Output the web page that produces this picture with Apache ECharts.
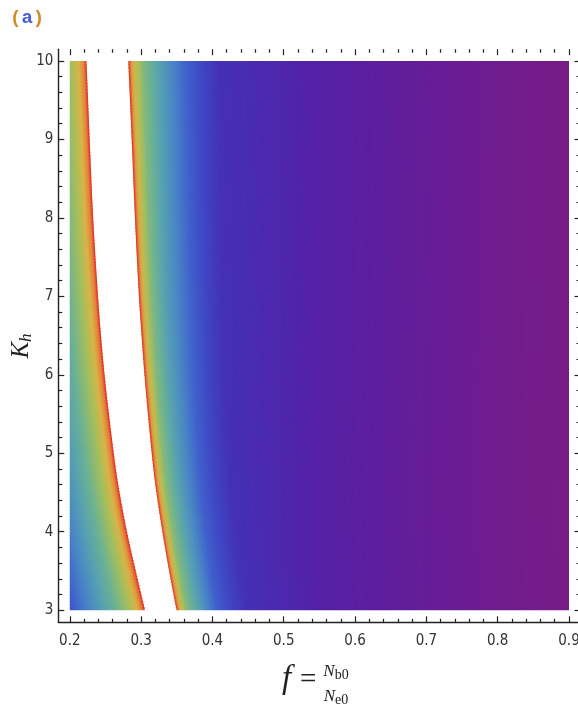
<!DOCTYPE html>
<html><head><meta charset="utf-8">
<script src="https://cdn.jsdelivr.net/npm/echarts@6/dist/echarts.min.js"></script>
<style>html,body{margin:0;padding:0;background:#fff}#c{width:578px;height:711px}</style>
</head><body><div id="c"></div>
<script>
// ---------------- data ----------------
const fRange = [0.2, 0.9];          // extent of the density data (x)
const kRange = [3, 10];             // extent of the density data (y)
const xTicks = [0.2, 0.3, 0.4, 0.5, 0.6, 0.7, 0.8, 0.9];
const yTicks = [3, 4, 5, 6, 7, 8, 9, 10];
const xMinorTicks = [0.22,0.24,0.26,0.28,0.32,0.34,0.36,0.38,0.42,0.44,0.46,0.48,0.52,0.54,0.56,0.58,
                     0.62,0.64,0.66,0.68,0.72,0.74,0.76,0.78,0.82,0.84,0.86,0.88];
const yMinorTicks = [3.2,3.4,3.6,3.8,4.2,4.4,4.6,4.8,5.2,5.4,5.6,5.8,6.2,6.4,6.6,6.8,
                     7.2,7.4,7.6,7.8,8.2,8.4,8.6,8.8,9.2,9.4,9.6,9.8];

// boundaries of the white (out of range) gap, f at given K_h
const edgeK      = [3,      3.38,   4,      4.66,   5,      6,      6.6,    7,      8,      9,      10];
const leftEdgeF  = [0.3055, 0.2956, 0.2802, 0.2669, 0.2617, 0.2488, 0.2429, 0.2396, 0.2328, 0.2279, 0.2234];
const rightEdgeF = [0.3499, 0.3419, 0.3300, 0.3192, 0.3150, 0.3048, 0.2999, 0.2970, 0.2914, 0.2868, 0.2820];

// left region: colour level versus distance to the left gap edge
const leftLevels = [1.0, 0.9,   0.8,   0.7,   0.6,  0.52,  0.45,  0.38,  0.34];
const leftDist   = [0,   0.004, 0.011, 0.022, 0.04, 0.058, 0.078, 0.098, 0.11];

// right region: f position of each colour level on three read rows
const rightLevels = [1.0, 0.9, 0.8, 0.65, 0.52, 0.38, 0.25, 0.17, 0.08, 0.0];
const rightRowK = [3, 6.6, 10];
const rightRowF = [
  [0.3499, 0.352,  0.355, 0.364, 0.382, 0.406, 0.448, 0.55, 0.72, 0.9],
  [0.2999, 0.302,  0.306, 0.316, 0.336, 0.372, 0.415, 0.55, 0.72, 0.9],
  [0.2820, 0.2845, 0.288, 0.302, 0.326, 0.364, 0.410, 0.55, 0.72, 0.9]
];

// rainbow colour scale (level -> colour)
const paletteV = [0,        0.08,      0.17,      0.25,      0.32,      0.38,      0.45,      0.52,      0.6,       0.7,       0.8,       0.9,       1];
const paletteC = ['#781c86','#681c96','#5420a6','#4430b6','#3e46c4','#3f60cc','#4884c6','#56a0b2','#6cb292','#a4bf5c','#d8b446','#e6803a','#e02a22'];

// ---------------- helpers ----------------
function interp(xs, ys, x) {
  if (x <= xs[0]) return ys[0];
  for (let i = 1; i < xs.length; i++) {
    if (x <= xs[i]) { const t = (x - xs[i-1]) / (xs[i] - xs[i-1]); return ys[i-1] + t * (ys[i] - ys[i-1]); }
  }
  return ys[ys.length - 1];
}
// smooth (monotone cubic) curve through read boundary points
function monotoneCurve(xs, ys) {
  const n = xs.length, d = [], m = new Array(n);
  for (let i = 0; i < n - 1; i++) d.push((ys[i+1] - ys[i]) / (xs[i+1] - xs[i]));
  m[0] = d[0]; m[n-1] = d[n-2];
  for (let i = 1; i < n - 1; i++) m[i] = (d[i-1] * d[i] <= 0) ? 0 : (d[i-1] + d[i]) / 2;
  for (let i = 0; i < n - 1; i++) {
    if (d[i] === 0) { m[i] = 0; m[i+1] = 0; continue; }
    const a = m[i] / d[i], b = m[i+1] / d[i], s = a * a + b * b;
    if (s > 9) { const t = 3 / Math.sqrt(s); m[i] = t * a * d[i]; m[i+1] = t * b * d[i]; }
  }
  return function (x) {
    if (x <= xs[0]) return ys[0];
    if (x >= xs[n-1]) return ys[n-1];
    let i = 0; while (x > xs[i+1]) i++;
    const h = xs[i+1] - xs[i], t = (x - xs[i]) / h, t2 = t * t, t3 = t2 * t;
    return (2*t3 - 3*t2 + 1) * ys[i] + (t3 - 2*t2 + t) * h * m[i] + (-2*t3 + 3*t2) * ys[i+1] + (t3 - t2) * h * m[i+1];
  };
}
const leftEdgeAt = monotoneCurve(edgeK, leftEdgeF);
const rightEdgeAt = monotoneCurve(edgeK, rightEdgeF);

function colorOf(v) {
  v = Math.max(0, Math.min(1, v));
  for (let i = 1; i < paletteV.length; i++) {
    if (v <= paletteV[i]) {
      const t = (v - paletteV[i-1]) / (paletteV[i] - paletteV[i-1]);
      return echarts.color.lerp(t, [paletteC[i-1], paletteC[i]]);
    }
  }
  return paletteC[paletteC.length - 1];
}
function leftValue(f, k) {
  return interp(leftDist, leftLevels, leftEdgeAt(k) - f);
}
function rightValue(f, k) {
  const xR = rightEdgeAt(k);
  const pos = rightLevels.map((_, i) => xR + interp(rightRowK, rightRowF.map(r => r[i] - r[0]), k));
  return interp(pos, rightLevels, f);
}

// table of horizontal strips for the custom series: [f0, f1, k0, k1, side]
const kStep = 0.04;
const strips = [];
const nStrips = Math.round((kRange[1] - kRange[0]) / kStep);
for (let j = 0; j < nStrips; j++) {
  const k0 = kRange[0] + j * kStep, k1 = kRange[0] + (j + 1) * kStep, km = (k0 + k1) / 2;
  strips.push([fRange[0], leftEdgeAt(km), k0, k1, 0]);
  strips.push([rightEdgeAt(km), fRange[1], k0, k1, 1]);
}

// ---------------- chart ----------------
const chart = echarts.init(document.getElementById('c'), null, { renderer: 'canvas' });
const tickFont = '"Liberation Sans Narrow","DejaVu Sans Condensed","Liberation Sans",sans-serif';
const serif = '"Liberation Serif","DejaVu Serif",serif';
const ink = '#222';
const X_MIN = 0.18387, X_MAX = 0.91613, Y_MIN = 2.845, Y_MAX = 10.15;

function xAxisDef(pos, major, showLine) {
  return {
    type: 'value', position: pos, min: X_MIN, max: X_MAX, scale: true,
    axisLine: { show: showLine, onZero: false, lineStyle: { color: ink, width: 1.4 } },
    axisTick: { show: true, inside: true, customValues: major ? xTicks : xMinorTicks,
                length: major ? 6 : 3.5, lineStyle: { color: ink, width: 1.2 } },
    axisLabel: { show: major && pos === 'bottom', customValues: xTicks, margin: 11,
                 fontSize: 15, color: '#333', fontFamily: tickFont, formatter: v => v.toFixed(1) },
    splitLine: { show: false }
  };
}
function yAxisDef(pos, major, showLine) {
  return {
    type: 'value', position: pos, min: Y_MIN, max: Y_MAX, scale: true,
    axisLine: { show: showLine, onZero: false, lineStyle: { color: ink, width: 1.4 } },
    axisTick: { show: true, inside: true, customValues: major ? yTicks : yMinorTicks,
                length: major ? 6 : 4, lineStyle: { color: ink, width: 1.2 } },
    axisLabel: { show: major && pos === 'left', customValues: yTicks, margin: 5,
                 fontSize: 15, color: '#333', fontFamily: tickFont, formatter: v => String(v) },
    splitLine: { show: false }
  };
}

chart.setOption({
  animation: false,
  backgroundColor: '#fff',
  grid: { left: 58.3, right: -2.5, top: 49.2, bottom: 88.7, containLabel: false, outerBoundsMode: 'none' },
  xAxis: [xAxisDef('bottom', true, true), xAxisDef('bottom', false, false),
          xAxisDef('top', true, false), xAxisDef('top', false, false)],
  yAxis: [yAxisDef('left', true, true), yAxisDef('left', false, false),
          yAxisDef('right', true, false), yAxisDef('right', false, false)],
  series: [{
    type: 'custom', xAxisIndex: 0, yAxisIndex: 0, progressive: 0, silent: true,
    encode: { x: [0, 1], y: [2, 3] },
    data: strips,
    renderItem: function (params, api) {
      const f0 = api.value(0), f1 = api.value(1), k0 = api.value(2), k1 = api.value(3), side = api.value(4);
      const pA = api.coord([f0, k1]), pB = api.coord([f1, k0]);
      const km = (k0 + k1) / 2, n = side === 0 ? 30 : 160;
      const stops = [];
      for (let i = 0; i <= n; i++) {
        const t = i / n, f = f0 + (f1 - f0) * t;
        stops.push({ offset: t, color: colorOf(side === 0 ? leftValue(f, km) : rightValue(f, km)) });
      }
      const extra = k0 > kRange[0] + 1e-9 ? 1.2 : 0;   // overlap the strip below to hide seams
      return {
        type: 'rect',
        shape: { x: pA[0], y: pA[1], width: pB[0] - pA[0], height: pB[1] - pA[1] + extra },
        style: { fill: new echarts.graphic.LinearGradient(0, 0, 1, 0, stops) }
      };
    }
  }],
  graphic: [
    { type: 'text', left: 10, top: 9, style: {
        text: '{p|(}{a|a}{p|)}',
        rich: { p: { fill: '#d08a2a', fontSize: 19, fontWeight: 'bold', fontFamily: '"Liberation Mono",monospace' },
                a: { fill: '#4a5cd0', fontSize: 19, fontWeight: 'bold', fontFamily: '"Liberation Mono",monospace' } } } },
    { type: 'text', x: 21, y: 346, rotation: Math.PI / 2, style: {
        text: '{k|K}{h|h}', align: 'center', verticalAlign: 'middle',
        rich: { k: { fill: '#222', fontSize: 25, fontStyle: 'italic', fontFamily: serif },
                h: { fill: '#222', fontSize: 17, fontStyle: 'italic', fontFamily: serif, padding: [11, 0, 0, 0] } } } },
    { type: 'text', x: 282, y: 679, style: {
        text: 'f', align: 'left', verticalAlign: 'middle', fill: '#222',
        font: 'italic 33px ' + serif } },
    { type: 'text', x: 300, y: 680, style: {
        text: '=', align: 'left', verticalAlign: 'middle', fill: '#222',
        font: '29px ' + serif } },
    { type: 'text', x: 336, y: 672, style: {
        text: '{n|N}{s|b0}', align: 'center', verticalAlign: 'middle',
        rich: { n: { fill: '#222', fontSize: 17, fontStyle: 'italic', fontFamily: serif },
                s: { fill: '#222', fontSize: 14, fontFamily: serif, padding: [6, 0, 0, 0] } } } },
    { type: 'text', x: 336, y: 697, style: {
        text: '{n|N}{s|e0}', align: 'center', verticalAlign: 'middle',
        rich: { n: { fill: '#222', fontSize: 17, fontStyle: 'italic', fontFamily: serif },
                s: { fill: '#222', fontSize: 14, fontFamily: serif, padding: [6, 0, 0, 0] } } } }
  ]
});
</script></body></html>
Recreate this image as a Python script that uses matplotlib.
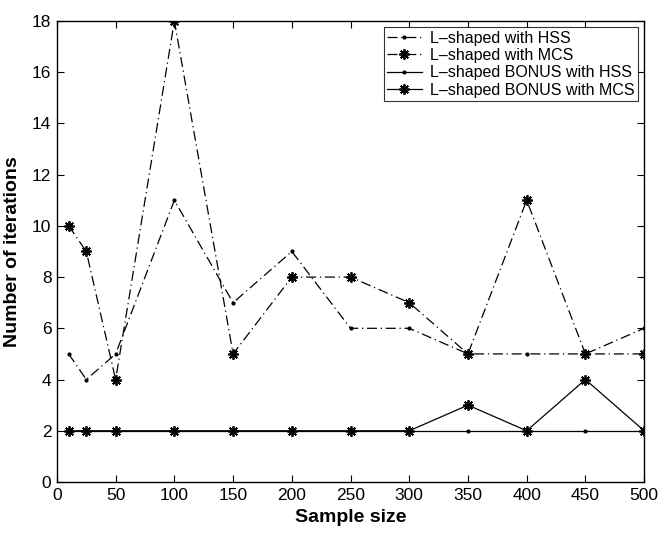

◇ ◇ ◇ ◇ ◇ ◇ ◇

PROBLEM DETAILS: Return, please, the exact lines from the beginning of the entries above through the line containing "7.2,7.4,7.6,7.8,8.2,8.4,8.6,8.8,9.2,9.4,9.6,9.8];", both included; pictures are left out.

THE RESULT:
Output the web page that produces this picture with Apache ECharts.
<!DOCTYPE html>
<html><head><meta charset="utf-8">
<script src="https://cdn.jsdelivr.net/npm/echarts@6/dist/echarts.min.js"></script>
<style>html,body{margin:0;padding:0;background:#fff}#c{width:578px;height:711px}</style>
</head><body><div id="c"></div>
<script>
// ---------------- data ----------------
const fRange = [0.2, 0.9];          // extent of the density data (x)
const kRange = [3, 10];             // extent of the density data (y)
const xTicks = [0.2, 0.3, 0.4, 0.5, 0.6, 0.7, 0.8, 0.9];
const yTicks = [3, 4, 5, 6, 7, 8, 9, 10];
const xMinorTicks = [0.22,0.24,0.26,0.28,0.32,0.34,0.36,0.38,0.42,0.44,0.46,0.48,0.52,0.54,0.56,0.58,
                     0.62,0.64,0.66,0.68,0.72,0.74,0.76,0.78,0.82,0.84,0.86,0.88];
const yMinorTicks = [3.2,3.4,3.6,3.8,4.2,4.4,4.6,4.8,5.2,5.4,5.6,5.8,6.2,6.4,6.6,6.8,
                     7.2,7.4,7.6,7.8,8.2,8.4,8.6,8.8,9.2,9.4,9.6,9.8];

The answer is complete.